Losing a parent can be one of the most difficult things you may ever face, and while losing a parent typically takes an emotional toll, you may, too have concerns about it taking a financial one. If your parent dies and leaves behind considerable debts, but no money to pay those debts, you may soon start receiving calls from debt collectors, and you would be wise to do your research before automatically believing the things they tell you.
According to U.S. News & World Report, it is not particularly uncommon for a parent to leave behind a financial mess once he or she passes on. Maybe, for example, your parent has an outstanding mortgage, or maybe he or she left behind substantial credit card debt before passing. Regardless of the type and amount of debt your parent leaves behind, you may be wondering whether you will become responsible for it.

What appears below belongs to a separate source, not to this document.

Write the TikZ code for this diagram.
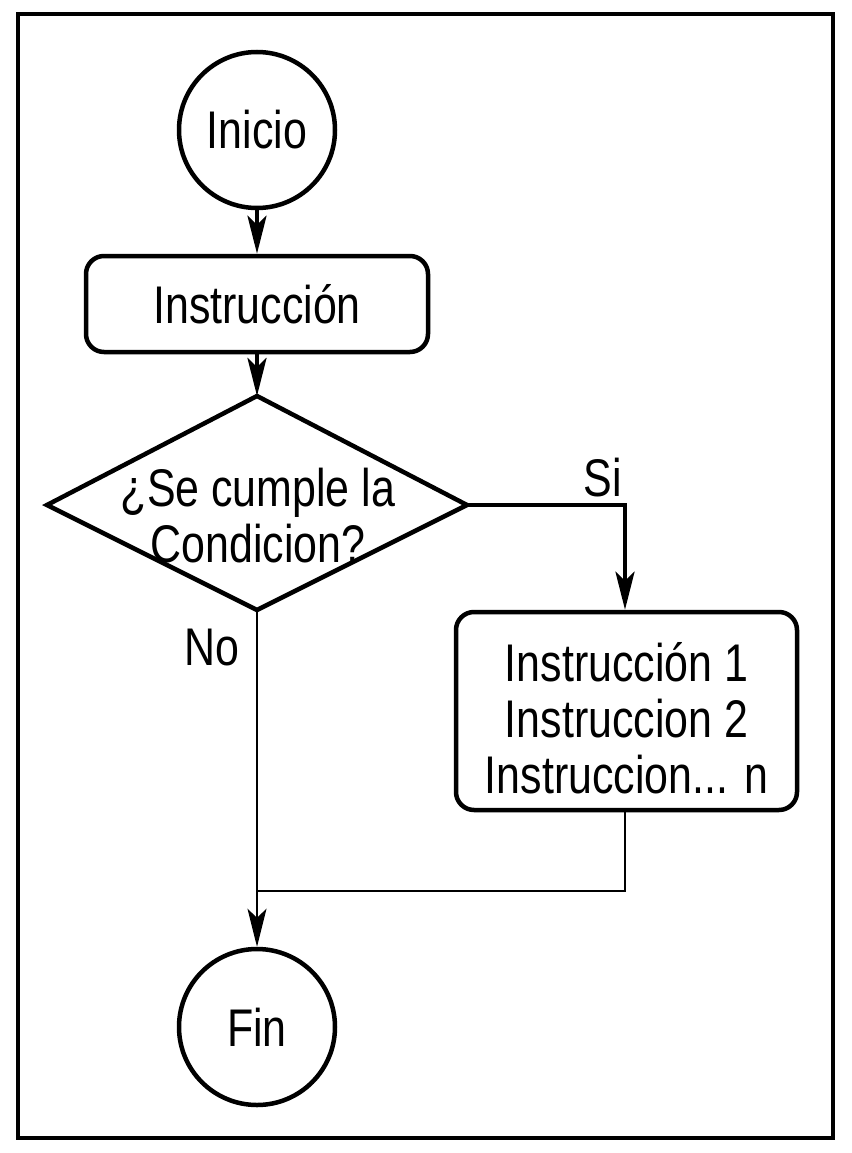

Chances are, a debt collector will tell you that it is your ethical duty to cover those debts, but is it? Also, is an “ethical” duty the same as a legal one? Typically, no. The good news is, in most cases, you will probably not have to pay your parent’s outstanding debts once he or she passes away, although there are a few notable exceptions.
If you co-signed on a loan or credit card with your parent who passes away, and your parent owes money on that loan or credit card, you may become responsible for it. Otherwise, though, know that you are generally not going to be on the hook for debts accrued by your deceased parents.
This copy is informative in nature and is not meant to serve as legal advice.